Na początek łut szczęścia. Po trudnym okresie teatr krakowski nabierał nowych sił. W 1865 roku dyrekcję objął hrabia Adam Skorupka, który za zebrane wśród zamożniejszych obywateli fundusze przystąpił do zorganizowania nowego życia teatralnego w mieście. Postanowiono sprowadzić nowe dekoracje z Wiednia, wszechstronnego znawcę teatru Jana Tomasza Seweryna Jasińskiego z Warszawy oraz skompletować nowy, młody zespół. Miejsce w zespole znalazła także – gwiazda teatru w Czerniowcach – Helena Modrzejewska.
Podczas swojego pożegnalnego przedstawienia w 1905 roku w Metropolitan Opera House w Nowym Jorku, Modrzejewska miała powiedzieć: „Koniec końców to nie aplauz jest największą nagrodą dla aktora. Jest nią świadomość, że będzie żył w sercu i pamięci widzów”. Najlepszym miejscem, aby sprawdzić jak jej słowa stały się prorocze jest Salon Pani Heleny, gdzie ma siedzibę Fundacja Wspierania Badań nad Życiem i Twórczością Heleny Modrzejewskiej. Pracują tutaj pasjonaci wielkiej aktorki,
badacze teatru i autorzy licznych publikacji.
Budynek zaprojektowany przez krakowianina Jana Zawiejskiego, otwarty 21 października 1893 roku. 2 czerwca 1891 Helena Modrzejewska wraz ze swoją dawną
rywalką Antoniną Hoffmann, położyła pierwszą cegłę na palcu Świętego Ducha pod budowę nowego gmachu teatru. Występowała tutaj zawsze podczas występów gościnnych, po raz ostatni 28 kwietnia 1903, grając w sztuce Protesilas i Laodamia Stanisława Wyspiańskiego. Po przedstawieniu Stanisław Witkiewicz pisał do syna: „Mój złoty! Widziałem wczoraj Laodamię. Cud! Tylko pani Modrzejewska może to grać. Położyłem przy Jej sandałach róże” (J. Szczublewski, Żywot Modrzejewskiej, W. 1975, s. 638). Był to jednocześnie ostatni występ aktorki w ojczyźnie i w ojczystym języku.

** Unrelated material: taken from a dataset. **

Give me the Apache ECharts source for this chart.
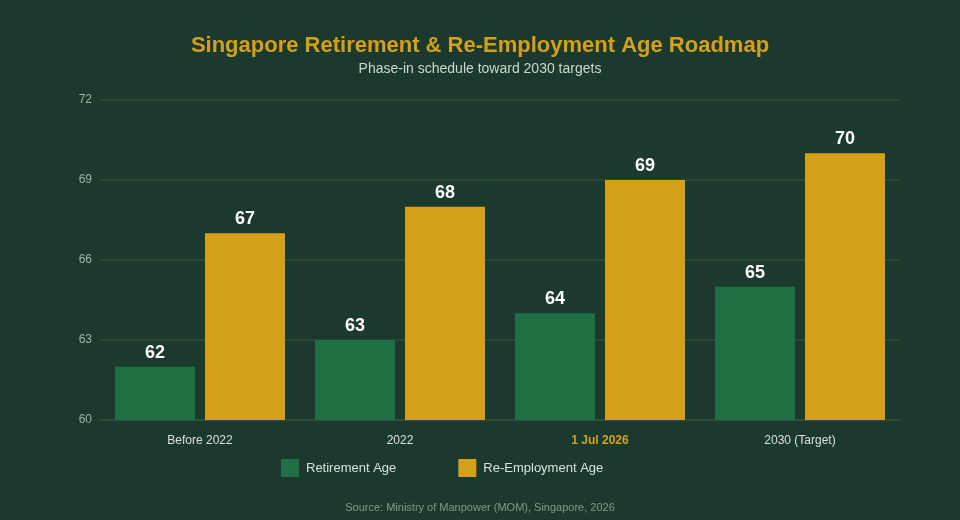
<!DOCTYPE html>
<html>
<head>
<meta charset="utf-8">
<style>
  html, body { margin: 0; padding: 0; background: #1b3a2d; }
  #chart { width: 960px; height: 520px; }
</style>
<script src="https://cdn.jsdelivr.net/npm/echarts@6/dist/echarts.min.js"></script>
</head>
<body>
<div id="chart"></div>
<script>
const categories = ['Before 2022', '2022', '1 Jul 2026', '2030 (Target)']
const retirementAge = [62, 63, 64, 65]
const reEmploymentAge = [67, 68, 69, 70]
const highlightCategory = '1 Jul 2026'

const myChart = echarts.init(document.getElementById('chart'))

const labelStyle = {
  show: true,
  position: 'top',
  distance: 5,
  color: '#ffffff',
  fontSize: 18,
  fontWeight: 'bold',
  fontFamily: 'Liberation Sans, Arial, sans-serif'
}

myChart.setOption({
  backgroundColor: '#1b3a2d',
  textStyle: { fontFamily: 'Liberation Sans, Arial, sans-serif' },
  title: [
    {
      text: 'Singapore Retirement & Re-Employment Age Roadmap',
      subtext: 'Phase-in schedule toward 2030 targets',
      left: 'center',
      top: 30,
      itemGap: 5,
      textStyle: { color: '#d4a017', fontSize: 22, fontWeight: 'bold' },
      subtextStyle: { color: '#cdd6d0', fontSize: 14 }
    },
    {
      text: 'Source: Ministry of Manpower (MOM), Singapore, 2026',
      left: 'center',
      top: 497,
      textStyle: { color: '#7f9a8c', fontSize: 11, fontWeight: 'normal' }
    }
  ],
  legend: {
    top: 454,
    left: 276,
    itemWidth: 18,
    itemHeight: 18,
    itemGap: 62,
    icon: 'rect',
    textStyle: { color: '#d8e0db', fontSize: 13, padding: [0, 0, 0, 2] },
    data: ['Retirement Age', 'Re-Employment Age']
  },
  grid: { left: 100, right: 60, top: 100, bottom: 100 },
  xAxis: {
    type: 'category',
    data: categories,
    axisTick: { show: false },
    axisLine: { lineStyle: { color: '#2f4f40' } },
    axisLabel: {
      margin: 15,
      color: '#d8e0db',
      fontSize: 12,
      formatter: (v) => v === highlightCategory ? '{hl|' + v + '}' : v,
      rich: {
        hl: { color: '#d4a017', fontWeight: 'bold', fontSize: 12 }
      }
    }
  },
  yAxis: {
    type: 'value',
    min: 60,
    max: 72,
    interval: 3,
    axisLabel: { color: '#9fb3a8', fontSize: 12, margin: 8 },
    splitLine: { lineStyle: { color: '#284838', width: 2 } }
  },
  series: [
    {
      name: 'Retirement Age',
      type: 'bar',
      data: retirementAge,
      barWidth: 80,
      barGap: '12.5%',
      itemStyle: { color: '#217045' },
      label: labelStyle
    },
    {
      name: 'Re-Employment Age',
      type: 'bar',
      data: reEmploymentAge,
      barWidth: 80,
      itemStyle: { color: '#d4a01a' },
      label: labelStyle
    }
  ]
})
</script>
</body>
</html>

Hotel został założony przez Kaspera Pollera w 1834 roku. Niedawno przeszedł gruntowny remont i dziś należy do jednego z najbardziej eleganckich hoteli w centrum
Krakowa. Czasy świetności przeżywał na przełomie XIX i XX wieku. Jego ozdobą są witraże autorstwa Stanisława Wyspiańskiego i secesyjny wystrój. W hotelu gościło wielu przedstawicieli świata teatru. Modrzejewska zatrzymała się tutaj w czasie ostatniego pobytu w Krakowie, kiedy przygotowywała się do roli w Protesilasie i aodamii.
W kwietniu 1903 pisała stąd do Wyspiańskiego: „Drogi Mistrzu! Z wielką radością dowiedziałam się (…), że przedstawienie Laodamii może przyjść do skutku i że Pan będziesz łaskaw ze mną się porozumieć. Będę dziś wieczór od szóstej do siódmej, a ponieważ Pan podobno idzie do teatru, byłoby może wygodnie wstąpić do nas po drodze. Zatem – do widzenia. Mój mąż przysyła ukłony. Z głębokim poważaniem – Helena Modrzejewska”
(Modrzejewska/Listy. Tom 2, list 1005).